Early in the education of every mechanical and civil engineer comes a period of long and detailed study of how forces cause things to move or not move. When you’re talking about a car or an airplane, you want those forces to make the thing move, and the general term used to describe this is dynamics. For a bridge, a cellphone tower, or any other thing we don’t want to move, we turn to the study of statics.
Whether moving or standing, a real-world thing can have a bewildering multitude of forces and loads acting on it, such as tension, compression, shear, and torsion. Add in the twisting forces of various torques (or moments of force) on an object, and the design of real-world things becomes a bit difficult. Luckily, the great minds of the past solved some of these difficult problems.

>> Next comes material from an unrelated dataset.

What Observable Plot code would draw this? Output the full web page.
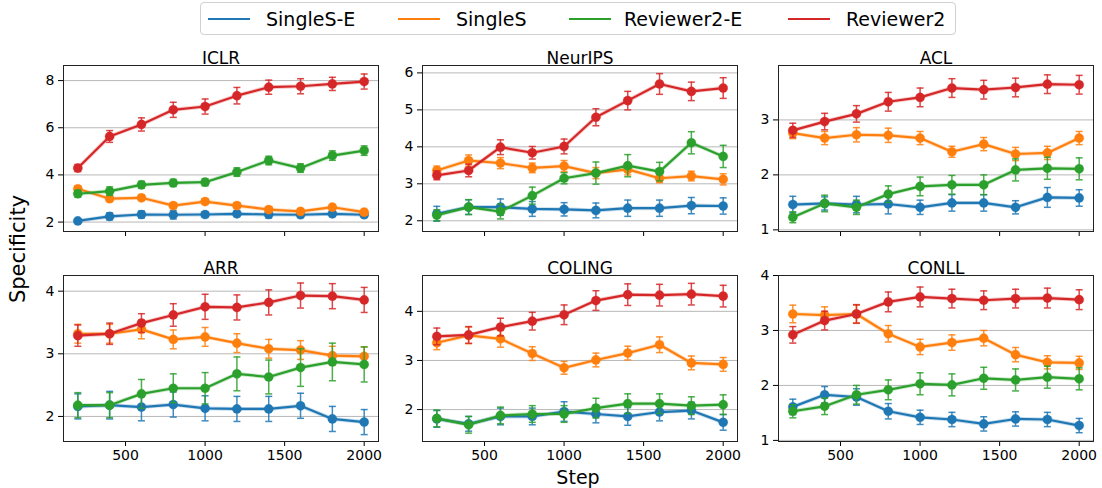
<!DOCTYPE html>
<html>
<head>
<meta charset="utf-8">
<script src="https://cdn.jsdelivr.net/npm/d3@7"></script>
<script src="https://cdn.jsdelivr.net/npm/@observablehq/plot@0.6"></script>
<style>
  html, body { margin: 0; padding: 0; background: #fff; }
  #root { position: relative; width: 1102px; height: 488px; background: #fff; font-family: "DejaVu Sans", sans-serif; overflow: hidden; }
  .panel { position: absolute; }
  .legend { position: absolute; left: 200px; top: 2px; width: 756px; height: 33px; border: 1px solid #d0d0d0; border-radius: 4px; box-sizing: border-box; }
  .lg-line { position: absolute; height: 2.2px; top: 15px; }
  .lg-text { position: absolute; top: 3px; font-size: 19px; line-height: 26px; color: #000; white-space: nowrap; }
  .lab { position: absolute; color: #000; white-space: nowrap; }
</style>
</head>
<body>
<div id="root"></div>
<script>
// ---------------- data ----------------
const steps = [200, 400, 600, 800, 1000, 1200, 1400, 1600, 1800, 2000];
const seriesNames = ["SingleS-E", "SingleS", "Reviewer2-E", "Reviewer2"];
const seriesColors = ["#1f77b4", "#ff7f0e", "#2ca02c", "#d62728"];
const venues = ["ICLR", "NeurIPS", "ACL", "ARR", "COLING", "CONLL"];

// means: [SingleS-E, SingleS, Reviewer2-E, Reviewer2]
const ICLR_mean = [
  [2.05, 2.24, 2.32, 2.31, 2.32, 2.35, 2.32, 2.31, 2.35, 2.31],
  [3.41, 2.99, 3.03, 2.70, 2.87, 2.70, 2.53, 2.45, 2.63, 2.42],
  [3.20, 3.31, 3.58, 3.66, 3.69, 4.12, 4.61, 4.29, 4.82, 5.03],
  [4.29, 5.63, 6.14, 6.76, 6.90, 7.36, 7.72, 7.76, 7.86, 7.96]
];
const ICLR_err = [
  [0.08, 0.15, 0.15, 0.18, 0.12, 0.12, 0.15, 0.12, 0.12, 0.12],
  [0.12, 0.12, 0.12, 0.12, 0.12, 0.12, 0.12, 0.12, 0.12, 0.12],
  [0.15, 0.18, 0.15, 0.15, 0.15, 0.18, 0.18, 0.18, 0.2, 0.2],
  [0.15, 0.25, 0.28, 0.32, 0.32, 0.35, 0.3, 0.32, 0.28, 0.32]
];

const NeurIPS_mean = [
  [2.19, 2.37, 2.37, 2.32, 2.31, 2.28, 2.34, 2.34, 2.41, 2.40],
  [3.36, 3.63, 3.56, 3.43, 3.48, 3.29, 3.39, 3.15, 3.21, 3.12],
  [2.15, 2.37, 2.25, 2.68, 3.15, 3.29, 3.49, 3.33, 4.11, 3.74],
  [3.23, 3.36, 3.99, 3.84, 4.01, 4.80, 5.25, 5.70, 5.50, 5.59]
];
const NeurIPS_err = [
  [0.2, 0.2, 0.22, 0.2, 0.18, 0.2, 0.22, 0.22, 0.22, 0.22],
  [0.12, 0.15, 0.15, 0.13, 0.15, 0.15, 0.15, 0.12, 0.13, 0.15],
  [0.15, 0.2, 0.2, 0.23, 0.15, 0.3, 0.3, 0.25, 0.3, 0.3],
  [0.12, 0.17, 0.2, 0.17, 0.2, 0.23, 0.25, 0.28, 0.25, 0.28]
];

const ACL_mean = [
  [1.46, 1.48, 1.46, 1.47, 1.41, 1.49, 1.49, 1.41, 1.59, 1.58],
  [2.76, 2.67, 2.73, 2.72, 2.67, 2.42, 2.56, 2.38, 2.40, 2.67],
  [1.23, 1.48, 1.41, 1.65, 1.79, 1.82, 1.82, 2.09, 2.12, 2.11],
  [2.81, 2.97, 3.11, 3.33, 3.41, 3.58, 3.55, 3.59, 3.65, 3.64]
];
const ACL_err = [
  [0.15, 0.12, 0.15, 0.18, 0.13, 0.15, 0.15, 0.12, 0.18, 0.15],
  [0.1, 0.12, 0.13, 0.13, 0.12, 0.1, 0.12, 0.12, 0.12, 0.12],
  [0.1, 0.15, 0.13, 0.15, 0.17, 0.17, 0.18, 0.2, 0.2, 0.2],
  [0.13, 0.15, 0.15, 0.17, 0.17, 0.17, 0.17, 0.17, 0.17, 0.17]
];

const ARR_mean = [
  [2.16, 2.18, 2.15, 2.19, 2.13, 2.12, 2.12, 2.17, 1.96, 1.91],
  [3.32, 3.32, 3.39, 3.23, 3.27, 3.17, 3.08, 3.06, 2.97, 2.96],
  [2.18, 2.18, 2.36, 2.45, 2.45, 2.68, 2.63, 2.78, 2.87, 2.83],
  [3.29, 3.32, 3.49, 3.62, 3.75, 3.74, 3.82, 3.93, 3.92, 3.86]
];
const ARR_err = [
  [0.2, 0.22, 0.22, 0.2, 0.2, 0.2, 0.2, 0.2, 0.2, 0.2],
  [0.15, 0.15, 0.15, 0.15, 0.15, 0.15, 0.15, 0.15, 0.15, 0.15],
  [0.2, 0.2, 0.23, 0.23, 0.25, 0.27, 0.27, 0.3, 0.3, 0.28],
  [0.17, 0.17, 0.15, 0.18, 0.2, 0.2, 0.2, 0.2, 0.2, 0.2]
];

const COLING_mean = [
  [1.81, 1.71, 1.86, 1.86, 1.96, 1.91, 1.86, 1.95, 1.98, 1.74],
  [3.36, 3.51, 3.44, 3.14, 2.85, 3.01, 3.15, 3.32, 2.95, 2.92],
  [1.82, 1.69, 1.88, 1.91, 1.91, 2.03, 2.12, 2.12, 2.08, 2.10],
  [3.49, 3.52, 3.68, 3.80, 3.93, 4.22, 4.34, 4.33, 4.35, 4.31]
];
const COLING_err = [
  [0.17, 0.15, 0.17, 0.17, 0.2, 0.18, 0.18, 0.18, 0.17, 0.16],
  [0.14, 0.17, 0.17, 0.14, 0.13, 0.14, 0.14, 0.16, 0.14, 0.14],
  [0.17, 0.17, 0.17, 0.17, 0.17, 0.2, 0.2, 0.2, 0.18, 0.2],
  [0.17, 0.17, 0.18, 0.18, 0.2, 0.2, 0.22, 0.22, 0.22, 0.22]
];

const CONLL_mean = [
  [1.61, 1.83, 1.79, 1.53, 1.42, 1.38, 1.30, 1.39, 1.38, 1.27],
  [3.30, 3.28, 3.30, 2.94, 2.70, 2.78, 2.86, 2.56, 2.42, 2.41],
  [1.53, 1.62, 1.83, 1.92, 2.03, 2.01, 2.13, 2.10, 2.15, 2.12],
  [2.92, 3.18, 3.30, 3.52, 3.61, 3.58, 3.55, 3.58, 3.59, 3.56]
];
const CONLL_err = [
  [0.14, 0.15, 0.15, 0.14, 0.13, 0.13, 0.13, 0.13, 0.13, 0.13],
  [0.16, 0.15, 0.16, 0.15, 0.14, 0.14, 0.14, 0.13, 0.12, 0.12],
  [0.12, 0.15, 0.17, 0.18, 0.2, 0.2, 0.2, 0.2, 0.2, 0.2],
  [0.15, 0.17, 0.17, 0.18, 0.18, 0.17, 0.17, 0.17, 0.18, 0.18]
];

const xTicks = [500, 1000, 1500, 2000];
const yTicks = {
  ICLR: [2, 4, 6, 8],
  NeurIPS: [2, 3, 4, 5, 6],
  ACL: [1, 2, 3],
  ARR: [2, 3, 4],
  COLING: [2, 3, 4],
  CONLL: [1, 2, 3, 4]
};
const yLimits = {
  ICLR: [1.6, 8.64],
  NeurIPS: [1.71, 6.2],
  ACL: [0.97, 3.99],
  ARR: [1.6, 4.25],
  COLING: [1.35, 4.73],
  CONLL: [0.98, 4.0]
};
const xLimits = [110, 2090];

const meansByVenue = { ICLR: ICLR_mean, NeurIPS: NeurIPS_mean, ACL: ACL_mean, ARR: ARR_mean, COLING: COLING_mean, CONLL: CONLL_mean };
const errsByVenue = { ICLR: ICLR_err, NeurIPS: NeurIPS_err, ACL: ACL_err, ARR: ARR_err, COLING: COLING_err, CONLL: CONLL_err };

// ---------------- layout ----------------
const root = document.getElementById("root");
const frameLefts = [63, 422, 778];
const frameTops = [65, 275];
const FW = 315, FH = 166;
const ML = 44, MR = 8, MT = 30, MB = 32;

const capSymbol = {
  draw(context, size) {
    const r = Math.sqrt(size / Math.PI);
    context.moveTo(-r, 0);
    context.lineTo(r, 0);
  }
};

venues.forEach((venue, vi) => {
  const col = vi % 3, row = Math.floor(vi / 3);
  const means = meansByVenue[venue], errs = errsByVenue[venue];
  const marks = [
    Plot.gridY(yTicks[venue], { stroke: "#b0b0b0", strokeOpacity: 1, strokeWidth: 0.9 })
  ];
  seriesNames.forEach((s, si) => {
    const rows = steps.map((st, j) => ({ step: st, mean: means[si][j], err: errs[si][j], series: s }));
    marks.push(
      Plot.ruleX(rows, { x: "step", y1: d => d.mean - d.err, y2: d => d.mean + d.err, stroke: "series", strokeWidth: 1.5, strokeOpacity: 0.85 }),
      Plot.dot(rows, { x: "step", y: d => d.mean + d.err, symbol: capSymbol, r: 3.5, stroke: "series", fill: "none", strokeWidth: 1.5, strokeOpacity: 0.85 }),
      Plot.dot(rows, { x: "step", y: d => d.mean - d.err, symbol: capSymbol, r: 3.5, stroke: "series", fill: "none", strokeWidth: 1.5, strokeOpacity: 0.85 }),
      Plot.line(rows, { x: "step", y: "mean", stroke: "series", strokeWidth: 4, strokeOpacity: 0.25 }),
      Plot.line(rows, { x: "step", y: "mean", stroke: "series", strokeWidth: 2.2 }),
      Plot.dot(rows, { x: "step", y: "mean", fill: "series", r: 4.6, stroke: "series", strokeOpacity: 0.3, strokeWidth: 1 })
    );
  });
  marks.push(
    Plot.frame({ stroke: "#222", strokeWidth: 1 }),
    Plot.text([venue], { frameAnchor: "top", dy: -14, fontSize: 17, fill: "#000" })
  );

  const chart = Plot.plot({
    width: FW + ML + MR,
    height: FH + MT + MB,
    marginLeft: ML, marginRight: MR, marginTop: MT, marginBottom: MB,
    style: { fontFamily: "DejaVu Sans", fontSize: "14px", color: "#000", background: "transparent", overflow: "visible" },
    x: { domain: xLimits, ticks: xTicks, tickSize: 5, tickPadding: 4, label: null,
         tickFormat: row === 1 ? (d => String(d)) : (() => "") },
    y: { domain: yLimits[venue], ticks: yTicks[venue], tickSize: 5, tickPadding: 4, label: null, tickFormat: d => String(d) },
    color: { domain: seriesNames, range: seriesColors },
    marks
  });
  chart.classList.add("panel");
  chart.style.left = (frameLefts[col] - ML) + "px";
  chart.style.top = (frameTops[row] - MT) + "px";
  root.appendChild(chart);
});

// ---------------- legend ----------------
const legend = document.createElement("div");
legend.className = "legend";
root.appendChild(legend);
const legendLineX = [207, 397, 568, 787];
const legendTextX = [265, 455, 623, 845];
seriesNames.forEach((s, i) => {
  const ln = document.createElement("div");
  ln.className = "lg-line";
  ln.style.left = (legendLineX[i] - 200) + "px";
  ln.style.width = "42px";
  ln.style.background = seriesColors[i];
  legend.appendChild(ln);
  const tx = document.createElement("div");
  tx.className = "lg-text";
  tx.style.left = (legendTextX[i] - 200) + "px";
  tx.textContent = s;
  legend.appendChild(tx);
});

// ---------------- axis labels ----------------
const xl = document.createElement("div");
xl.className = "lab";
xl.style.fontSize = "19px";
xl.style.left = "578px";
xl.style.top = "477px";
xl.style.transform = "translate(-50%, -50%)";
xl.textContent = "Step";
root.appendChild(xl);

const yl = document.createElement("div");
yl.className = "lab";
yl.style.fontSize = "21px";
yl.style.left = "18px";
yl.style.top = "249px";
yl.style.transform = "translate(-50%, -50%) rotate(-90deg)";
yl.textContent = "Specificity";
root.appendChild(yl);
</script>
</body>
</html>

Louis Poinsot was one of those geniuses upon whose work our built-up world is largely made. A French mathematician of the 19th century, he spent his career in the ivory towers of academia formulating the difficult-sounding, yet oh-so-important, field of geometrical mechanics.
Poinsot was the first to demonstrate that any number of individual forces pushing or pulling on a rigid thing can be simplified into just a single linear force and a twisting force called a couple. The great value of the idea, according to Poinsot himself, is that it allowed engineers to think of the motion that a large and complex rigid body undergoes in terms that are much easier to work with.
Why is this important? Consider the problems facing the engineer who attempts to design the hull of a sailing ship or the vanes of a windmill. Winds acting on these objects come from all directions, while frictional forces act on them too, as the vanes and hull slice through air and water. These forces and torques are of myriad magnitudes and directions. Optimizing the design might seem an intractable problem, given the complex interplay of forces.
But thanks to Poinsot, it’s possible to understand what’s going on. Poinsot figured out that all the forces acting on vanes, mast, sails, and keels can be manipulated mathematically, and instead of dealing with a hundred different quantities, you can use vector algebra to reduce them all down to a single resultant linear force and a couple. This simplification was a breakthrough in the field of engineering and made possible the design of all sorts of complicated, moving, spinning things, from submarines and Mars rockets to the liquid-crystal display in your smartphone or flat-screen TV.
The Dancing Spheres
Here’s a fun and novel demonstration of Poinsot’s forces and couples at work. It’s sometimes sold as a science toy called “hurricane balls” or the like. Connect two small steel balls by drilling a short hole in each and connecting them with a short steel or wooden rod. Place them on a flat metal pan and give them a flick with your fingers to make them spin merrily around at amazingly fast rotational speeds.
Now comes the interesting part. If you blow a jet of air on them, the balls’ angular velocity reaches almost unbelievable speeds — thousands of RPMs! You’ve really got to see it; check out the video below.
The system of steel balls interacting with the pan surface, and the force and couple acting on them, is very complex — at high speeds, the force of gravity becomes negligible compared to the toy’s enormous torques — but by using the work of Poinsot, it can be modeled, analyzed, and understood.